■ **REQUIRED WORK**
Skip the pictures. Set down, word for word, the lines from the start of the material up to and including the line with "minimum size=7.2cm,inner sep=0pt]".

——————————

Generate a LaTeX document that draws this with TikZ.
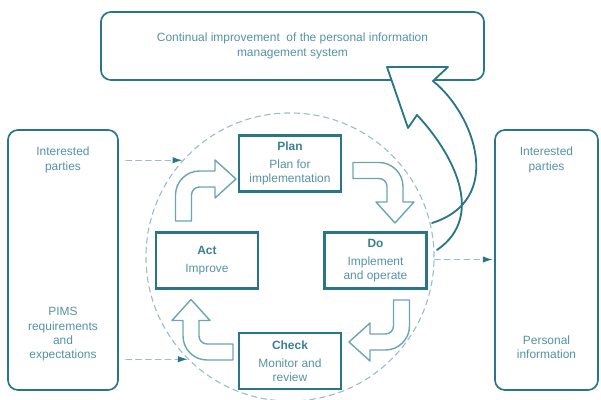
\documentclass[tikz,border=0pt]{standalone}
\usepackage{fontspec}
\setmainfont{Liberation Sans}
\usetikzlibrary{arrows.meta}

\definecolor{boxteal}{HTML}{2A7689}
\definecolor{headteal}{HTML}{3C7F92}
\definecolor{textteal}{HTML}{5592A5}
\definecolor{arrowteal}{HTML}{6BA5B4}
\definecolor{dashteal}{HTML}{9DBDC6}

\newcommand{\stephead}[1]{\textcolor{headteal}{\textbf{#1}}}

\tikzset{
	stepbox/.style={draw=boxteal,line width=1.8pt,minimum width=2.55cm,minimum height=1.4cm,
		align=center,text=textteal,inner sep=2pt},
	sidebox/.style={draw=boxteal,line width=1.2pt,rounded corners=0.25cm},
	sidetext/.style={align=center,text=textteal},
	flow/.style={dashteal,line width=0.8pt,dash pattern=on 4pt off 3pt,
		-{Latex[length=7pt,width=4.5pt,color=boxteal]}},
	% hollow bent arrow, drawn from the foot of its shaft
	bentarrow/.pic={
		\draw[draw=arrowteal,fill=white,line width=1pt,line join=round]
			(-8,0) -- (-8,-26) .. controls (-8,-39.2) and (2.8,-50) .. (16,-50)
			-- (31.5,-50) -- (31.5,-61) -- (52.5,-42) -- (31.5,-23) -- (31.5,-34)
			-- (16,-34) .. controls (11.6,-34) and (8,-30.4) .. (8,-26) -- (8,0) -- cycle;
	}
}

\begin{document}
\begin{tikzpicture}[x=0.025cm,y=-0.025cm,cap=round,font=\fontsize{8.5pt}{10.2pt}\selectfont]
	\useasboundingbox (0,0) rectangle (601,400);

	% draw the dashed cycle
	\node[circle,draw=dashteal,line width=0.8pt,dash pattern=on 4pt off 3pt,
		minimum size=7.2cm,inner sep=0pt] (cycle) at (290,257) {};

	% draw the outer boxes
	\node[sidebox,minimum width=2.75cm,minimum height=6.5cm] (lin) at (63,260) {};
	\node[sidebox,minimum width=2.575cm,minimum height=6.5cm] (rout) at (546.5,260) {};
	\node[sidebox,minimum width=9.575cm,minimum height=1.7cm,align=center,text=textteal]
		(improve) at (292.5,46) {Continual improvement \ of the personal information\\management system};

	% texts in the outer boxes
	\node[sidetext] (linparties) at (63,160) {Interested\\parties};
	\node[sidetext] (linreq) at (63,334.5) {PIMS\\requirements\\and\\expectations};
	\node[sidetext] (routparties) at (546.5,160) {Interested\\parties};
	\node[sidetext] (routinfo) at (546.5,347) {Personal\\information};

	% draw the four steps
	\node[stepbox] (plan) at (290,163.5) {\stephead{Plan}\\[2.5pt]Plan for\\implementation};
	\node[stepbox] (do) at (375.5,260.5) {\stephead{Do}\\[2.5pt]Implement\\and operate};
	\node[stepbox] (check) at (290,361) {\stephead{Check}\\[2.5pt]Monitor and\\review};
	\node[stepbox] (act) at (207,260.5) {\stephead{Act}\\[2.5pt]Improve};

	% arrows between the steps
	\foreach \x/\y/\a in {183.5/221/0, 353/170.5/-90, 401.5/300/180, 233/352/90}
		\pic[rotate=\a] at (\x,\y) {bentarrow};

	% dashed inputs and output
	\draw[flow,shorten <=5pt] (lin.east |- cycle.138) -- (cycle.138);
	\draw[flow,shorten <=5pt] (lin.east |- cycle.225) -- (cycle.225);
	\draw[flow,shorten >=1pt] (cycle.359) -- (rout.west |- cycle.359);

	% big arrow up to the improvement box
	\filldraw[fill=white,draw=boxteal,line width=1.3pt,line join=round]
		(437,250) .. controls (488,215) and (450,150) .. (417,115)
		-- (408,128) -- (387,67) -- (448,67) -- (433,81)
		.. controls (475,115) and (505,200) .. (432,223);
\end{tikzpicture}
\end{document}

——————————

■ **PROBLEM SOLUTION**
Generate a LaTeX document that draws this with TikZ.
\documentclass[tikz,border=0pt]{standalone}
\usepackage{fontspec}
\setmainfont{Liberation Sans}
\usetikzlibrary{arrows.meta}

\definecolor{boxteal}{HTML}{2A7689}
\definecolor{headteal}{HTML}{3C7F92}
\definecolor{textteal}{HTML}{5592A5}
\definecolor{arrowteal}{HTML}{6BA5B4}
\definecolor{dashteal}{HTML}{9DBDC6}

\newcommand{\stephead}[1]{\textcolor{headteal}{\textbf{#1}}}

\tikzset{
	stepbox/.style={draw=boxteal,line width=1.8pt,minimum width=2.55cm,minimum height=1.4cm,
		align=center,text=textteal,inner sep=2pt},
	sidebox/.style={draw=boxteal,line width=1.2pt,rounded corners=0.25cm},
	sidetext/.style={align=center,text=textteal},
	flow/.style={dashteal,line width=0.8pt,dash pattern=on 4pt off 3pt,
		-{Latex[length=7pt,width=4.5pt,color=boxteal]}},
	% hollow bent arrow, drawn from the foot of its shaft
	bentarrow/.pic={
		\draw[draw=arrowteal,fill=white,line width=1pt,line join=round]
			(-8,0) -- (-8,-26) .. controls (-8,-39.2) and (2.8,-50) .. (16,-50)
			-- (31.5,-50) -- (31.5,-61) -- (52.5,-42) -- (31.5,-23) -- (31.5,-34)
			-- (16,-34) .. controls (11.6,-34) and (8,-30.4) .. (8,-26) -- (8,0) -- cycle;
	}
}

\begin{document}
\begin{tikzpicture}[x=0.025cm,y=-0.025cm,cap=round,font=\fontsize{8.5pt}{10.2pt}\selectfont]
	\useasboundingbox (0,0) rectangle (601,400);

	% draw the dashed cycle
	\node[circle,draw=dashteal,line width=0.8pt,dash pattern=on 4pt off 3pt,
		minimum size=7.2cm,inner sep=0pt] (cycle) at (290,257) {};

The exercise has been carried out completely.